Erdogan resta il sultano non solo di Ankara ma delle intera Turchia, un paese fra Oriente e Occidente con fenomini reiterati di destabilizzazione e appeal mediatico variabile, che ne fanno una grande incognita nel tentativo di avvicinarsi alla Unione Europea.
Tuttavia, come italiani, dovremmo tener conto, delle considerazioni di Giacomo Guarini, esponente di spicco dell’Istituto di Alti Studi in Geopolitica e Scienze Ausiliarie, che ricorda che la nostra afferenza al blocco atlatco e occidentale, non dovrebbe farci dimenticare la nostra realtà geografica di penisola distesa sul Mediterraneo.

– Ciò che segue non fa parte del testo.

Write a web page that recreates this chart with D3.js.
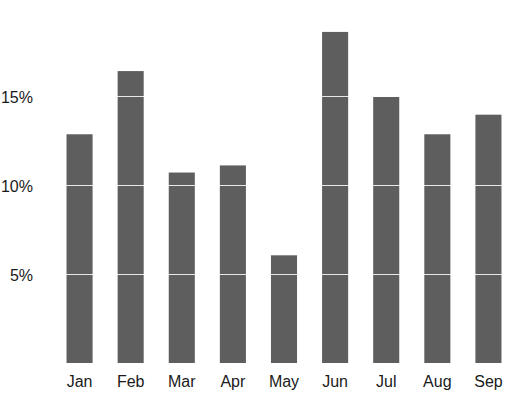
<!DOCTYPE html>
<html>
<head>
<meta charset="utf-8">
<script src="https://cdn.jsdelivr.net/npm/d3@7"></script>
<style>
  html, body { margin: 0; padding: 0; background: #ffffff; }
  svg { display: block; font-family: "Liberation Sans", Arial, sans-serif; }
</style>
</head>
<body>
<svg id="chart" width="528" height="393"></svg>
<script>
const months = ["Jan", "Feb", "Mar", "Apr", "May", "Jun", "Jul", "Aug", "Sep"];
const values = [12.85, 16.4, 10.7, 11.1, 6.05, 18.6, 14.95, 12.85, 13.95];
const yTicks = [5, 10, 15];

const svg = d3.select("#chart");

const x = d3.scaleBand()
  .domain(months)
  .range([54, 514])
  .paddingInner(0.49)
  .paddingOuter(0.245);

const y = d3.scaleLinear()
  .domain([0, 5])
  .range([363, 274]);

// bars
svg.append("g")
  .selectAll("rect")
  .data(months)
  .join("rect")
  .attr("x", d => x(d))
  .attr("width", x.bandwidth())
  .attr("y", (d, i) => y(values[i]))
  .attr("height", (d, i) => y(0) - y(values[i]))
  .attr("fill", "#5e5e5e");

// gridlines on top of bars (white, only visible over bars)
svg.append("g")
  .selectAll("line")
  .data(yTicks)
  .join("line")
  .attr("x1", 40)
  .attr("x2", 528)
  .attr("y1", d => Math.round(y(d)) + 0.5)
  .attr("y2", d => Math.round(y(d)) + 0.5)
  .attr("stroke", "#ffffff")
  .attr("stroke-opacity", 0.85)
  .attr("stroke-width", 1);

// y labels
const yAxis = d3.axisLeft(y)
  .tickValues(yTicks)
  .tickFormat(d => d + "%")
  .tickSize(0)
  .tickPadding(0);

const gy = svg.append("g")
  .attr("transform", "translate(33,1.5)")
  .call(yAxis);
gy.select(".domain").remove();
gy.selectAll("text")
  .attr("font-size", "16px")
  .attr("font-family", "\"Liberation Sans\", Arial, sans-serif")
  .attr("fill", "#1a1a1a");

// x labels
const xAxis = d3.axisBottom(x).tickSize(0).tickPadding(0);
const gx = svg.append("g")
  .attr("transform", "translate(0,376)")
  .call(xAxis);
gx.select(".domain").remove();
gx.selectAll("text")
  .attr("font-size", "16px")
  .attr("font-family", "\"Liberation Sans\", Arial, sans-serif")
  .attr("fill", "#1a1a1a");
</script>
</body>
</html>
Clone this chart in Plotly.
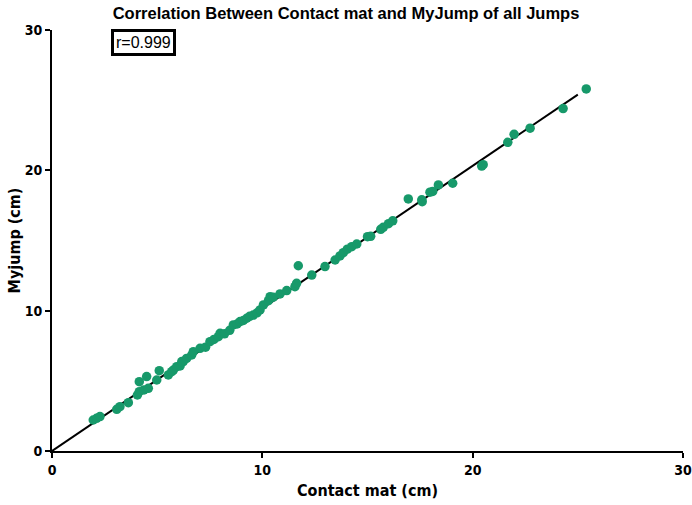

Possiamo sentirci europei, ma – piaccia o meno – non possiamo dimenticare di essere anche mediterranei, pena la condanna di subire passivamente, come effettivamente è avvenuto e sta avvenendo a causa delle rivolte arabe, i contraccolpi più duri di simili fenomeni di destabilizzazione.
Per il nostro paese, proprio il rafforzamento dell’integrazione e della cooperazione con la realtà turca può rappresentare una leva fondamentale, per cominciare a ritagliare crescenti margini di autonomia in quest’area, che ne rappresenta il naturale spazio di riferimento secondo una prospettiva geopolitica, anche se purtroppo la zona mediterranea e vicinorientale continuano a costituire oggetto soltanto di iniziative sporadiche ed estemporanee, senza una visione strategica e di ampio respiro, come sarebbe auspicabile ed anzi necessaria, soprattutto per noi.